A JavaScript implementation of the Phase Vocoder algorithm, with Identity Phase Locking, to perform time stretching. This implementation is independent of the Web Audio API but each time stretcher instance can be integrated in a ScriptProcessor or AudioWorker node.
demo: http://echo66.github.io/demos/PhaseVocoder.js/
PhaseVocoder(Number frameSize, Number sampleRate): frameSize and sampleRate are integers.
process(Array inputFrame, CBuffer outputFrame): given a (mono) frame, performs a time stretching iteration and pushes H s samples in the output CBuffer.
set_stft_fn(Function stftCallback): stftCallback(Array inputFrame, Array windowFrame, Number wantedSize, Object out), inputFrame is a sequence of samples; windowFrame is the discretization of the window function; wantedSize is the desired size for the real and imaginary arrays of the output 14 ; out is a JSON object with four arrays: real, imaginary, magnitude and phase, all of them describing the result of the forward Short Time Fourier Transform (STFT). This function will be invoked for each time frame being processed by PhaseVocoder.js
set_istft_fn(Function istftCallback): istftCallback(Array real, Array imag, Array windowFrame, Array timeFrame), real and imag are the real and imaginary arrays describing a frequency frame; timeFrame is the result of the inverse STFT. This function will be invoked when synthesizing a frequency frame, after the phase adaptation.
init_fft_fn(Function initCallback): this function is invoked after being added to a PhaseVocoder.js instance.

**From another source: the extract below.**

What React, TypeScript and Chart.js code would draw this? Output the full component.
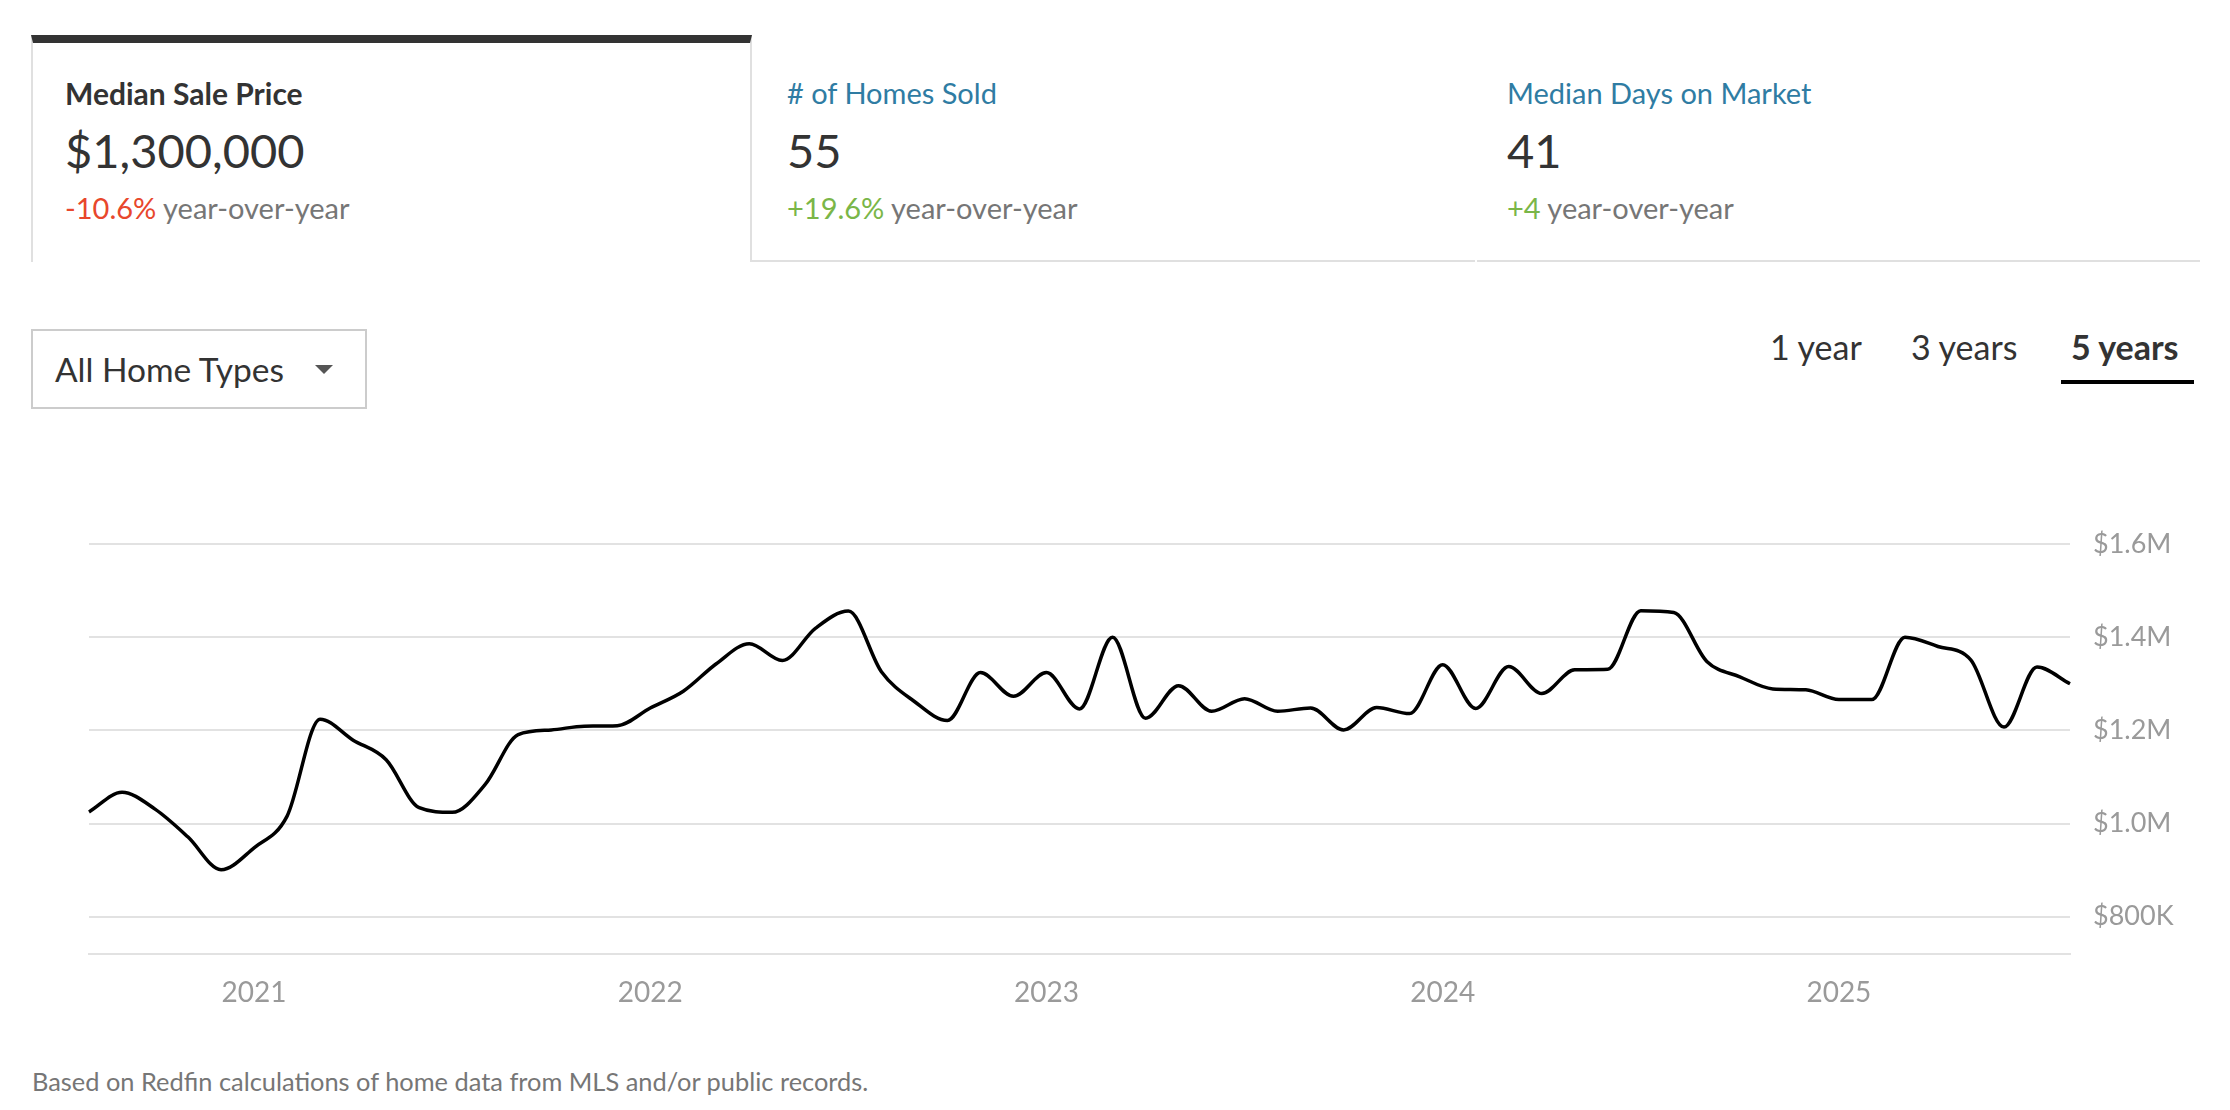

clear_buffers(): clears all internal buffers, like the overlapping buffer. This can be useful for audio players that need to create a noticeable stop in the transition to the next file in a playlist, in order to avoid using the phase of the previous song to adjust the phase of the next song.
set_alpha(Number alpha, Number overlap, Number beta): given the new stretching factor, it computes the new values for Hs , Ha (both integers) and invokes the function pointed by overlap_fn.
overlap_fn(Number alpha): public field pointing to a function that, given a stretching factor α, will return a new overlapping factor.
alpha_step(Number alpha): TODO
get_alpha(): returns the last specified stretching factor.
get_ha(): returns the current analysis hop size. This function calculates the increment to the “read head” of the input signal, when playing an audio file.
get_hs(): returns the current synthesis hop size. This function calculates the increment to the output signal position which an be used to guide the cursor in the UI of an audio player using OLA-TS.js as time stretcher.
get_overlap_factor(): returns the current overlapping factor.
BufferedTS: it manages the intermediary frame buffering for two PhaseVocoder.js instances. This class offers two public writable fields, alpha and position to manipulate the stretching factor and the 'read head' of the input audio buffer, as well as two public methods:
WAAPlayer: integrates a BufferedTS instance in a ScriptProcessor node, providing the usual functions connect(AudioNode) and disconnect(AudioNode), two extra public methods, play and stop, as well as four public writable fields: position, speed, audioContext and audioBuffer.
The audio quality and computational costs are heavily dependent on two things (for both percussive and non-percussive sounds): (1) the overlapping factor of each frame and (2) the number of bins of each Fourier Transform. If we use a lower overlapping factor, we decrease the computational costs but but, for higher stretching factors, there will be some stuttering in the output. If we use a lower number of bins for the FFT, we decrease the computational costs of the algorithm but decrease the frequency resolution, meaning that we will, probably, miss several spectral peaks and, as such, the identity phase locking will not work so well. On the other hand, if we increase the number of bins, we will introduced additional transient smearing, resulting in undesired distortion in percussive sounds.
Due to the computational costs of the phase vocoder algorithm (i.e.: the number of Fourier Transforms is equal to 2 x overlappingFactor), there will be issues like audio dropouts when using this implementation to play several songs, simultaneously.
Implement pitch shiting using a frequency-based method.
Integrate new frequency-based effects like robotization, harmonization and whisperization.